(EXERCISE PROMPT) Set each record down exactly, excluding all images.

_____

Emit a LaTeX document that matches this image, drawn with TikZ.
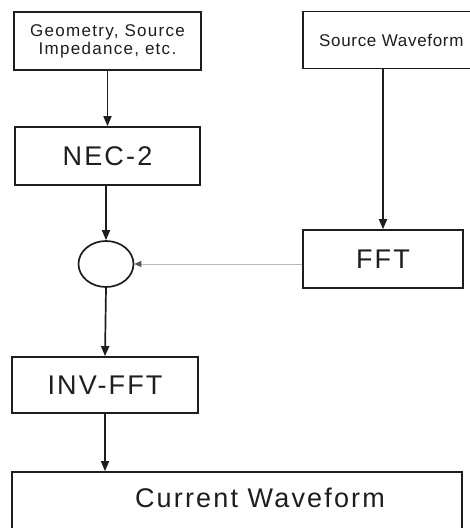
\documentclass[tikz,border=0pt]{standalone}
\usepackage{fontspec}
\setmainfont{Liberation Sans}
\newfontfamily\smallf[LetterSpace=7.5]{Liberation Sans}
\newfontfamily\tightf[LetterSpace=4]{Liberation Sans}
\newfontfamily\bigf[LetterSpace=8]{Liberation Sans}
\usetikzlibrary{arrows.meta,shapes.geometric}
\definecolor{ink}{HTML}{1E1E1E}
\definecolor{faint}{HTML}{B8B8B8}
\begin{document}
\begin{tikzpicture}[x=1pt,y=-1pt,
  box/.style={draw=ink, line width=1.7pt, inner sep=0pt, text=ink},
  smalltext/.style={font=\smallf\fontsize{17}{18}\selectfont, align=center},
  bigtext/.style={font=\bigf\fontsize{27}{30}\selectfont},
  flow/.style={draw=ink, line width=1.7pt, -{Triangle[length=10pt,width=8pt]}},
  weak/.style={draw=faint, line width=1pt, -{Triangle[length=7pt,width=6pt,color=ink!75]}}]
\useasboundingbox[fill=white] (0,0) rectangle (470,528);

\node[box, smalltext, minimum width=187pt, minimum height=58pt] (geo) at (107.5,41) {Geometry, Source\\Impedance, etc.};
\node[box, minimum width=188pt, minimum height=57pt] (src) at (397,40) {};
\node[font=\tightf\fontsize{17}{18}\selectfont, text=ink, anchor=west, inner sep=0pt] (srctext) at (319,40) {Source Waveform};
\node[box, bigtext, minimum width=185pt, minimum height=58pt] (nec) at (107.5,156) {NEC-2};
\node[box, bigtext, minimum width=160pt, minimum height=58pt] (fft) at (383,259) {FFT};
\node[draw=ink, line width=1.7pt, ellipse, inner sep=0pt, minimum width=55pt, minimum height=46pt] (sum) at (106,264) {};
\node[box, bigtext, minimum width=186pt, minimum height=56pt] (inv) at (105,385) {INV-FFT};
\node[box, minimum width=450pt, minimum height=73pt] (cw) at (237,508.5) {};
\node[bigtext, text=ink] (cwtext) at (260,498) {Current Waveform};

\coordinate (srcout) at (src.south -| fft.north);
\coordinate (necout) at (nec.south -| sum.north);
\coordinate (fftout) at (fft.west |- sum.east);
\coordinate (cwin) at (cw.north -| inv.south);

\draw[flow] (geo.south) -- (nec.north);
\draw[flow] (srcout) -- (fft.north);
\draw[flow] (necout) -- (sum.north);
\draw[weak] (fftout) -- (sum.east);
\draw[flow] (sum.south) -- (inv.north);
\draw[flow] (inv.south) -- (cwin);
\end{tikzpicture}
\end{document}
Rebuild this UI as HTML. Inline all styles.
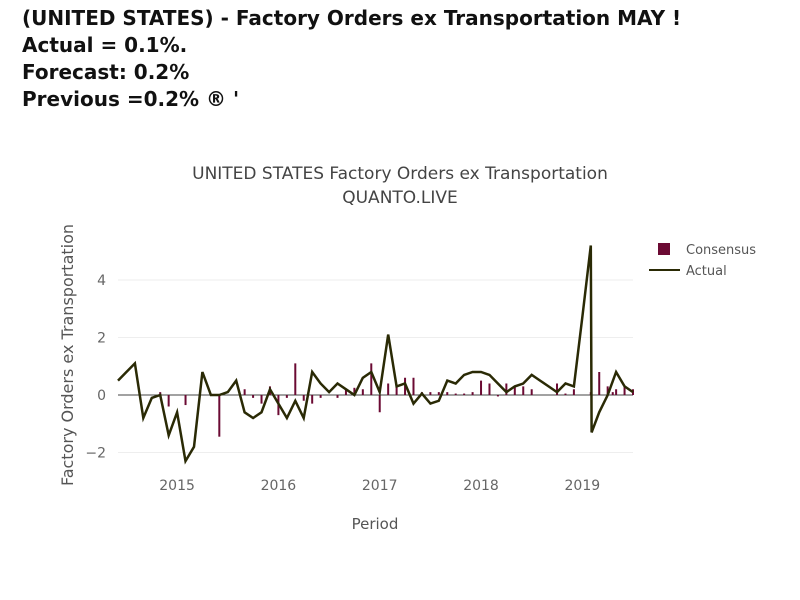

_____

(THE OUTPUT)
Emit a LaTeX document that matches this image, drawn with TikZ.
\documentclass[tikz,border=0pt]{standalone}
\usepackage{fontspec}
\setmainfont{Liberation Sans}
\newfontfamily\smallf[LetterSpace=7.5]{Liberation Sans}
\newfontfamily\tightf[LetterSpace=4]{Liberation Sans}
\newfontfamily\bigf[LetterSpace=8]{Liberation Sans}
\usetikzlibrary{arrows.meta,shapes.geometric}
\definecolor{ink}{HTML}{1E1E1E}
\definecolor{faint}{HTML}{B8B8B8}
\begin{document}
\begin{tikzpicture}[x=1pt,y=-1pt,
  box/.style={draw=ink, line width=1.7pt, inner sep=0pt, text=ink},
  smalltext/.style={font=\smallf\fontsize{17}{18}\selectfont, align=center},
  bigtext/.style={font=\bigf\fontsize{27}{30}\selectfont},
  flow/.style={draw=ink, line width=1.7pt, -{Triangle[length=10pt,width=8pt]}},
  weak/.style={draw=faint, line width=1pt, -{Triangle[length=7pt,width=6pt,color=ink!75]}}]
\useasboundingbox[fill=white] (0,0) rectangle (470,528);

\node[box, smalltext, minimum width=187pt, minimum height=58pt] (geo) at (107.5,41) {Geometry, Source\\Impedance, etc.};
\node[box, minimum width=188pt, minimum height=57pt] (src) at (397,40) {};
\node[font=\tightf\fontsize{17}{18}\selectfont, text=ink, anchor=west, inner sep=0pt] (srctext) at (319,40) {Source Waveform};
\node[box, bigtext, minimum width=185pt, minimum height=58pt] (nec) at (107.5,156) {NEC-2};
\node[box, bigtext, minimum width=160pt, minimum height=58pt] (fft) at (383,259) {FFT};
\node[draw=ink, line width=1.7pt, ellipse, inner sep=0pt, minimum width=55pt, minimum height=46pt] (sum) at (106,264) {};
\node[box, bigtext, minimum width=186pt, minimum height=56pt] (inv) at (105,385) {INV-FFT};
\node[box, minimum width=450pt, minimum height=73pt] (cw) at (237,508.5) {};
\node[bigtext, text=ink] (cwtext) at (260,498) {Current Waveform};

\coordinate (srcout) at (src.south -| fft.north);
\coordinate (necout) at (nec.south -| sum.north);
\coordinate (fftout) at (fft.west |- sum.east);
\coordinate (cwin) at (cw.north -| inv.south);

\draw[flow] (geo.south) -- (nec.north);
\draw[flow] (srcout) -- (fft.north);
\draw[flow] (necout) -- (sum.north);
\draw[weak] (fftout) -- (sum.east);
\draw[flow] (sum.south) -- (inv.north);
\draw[flow] (inv.south) -- (cwin);
\end{tikzpicture}
\end{document}
Rebuild this UI as HTML. Inline all styles.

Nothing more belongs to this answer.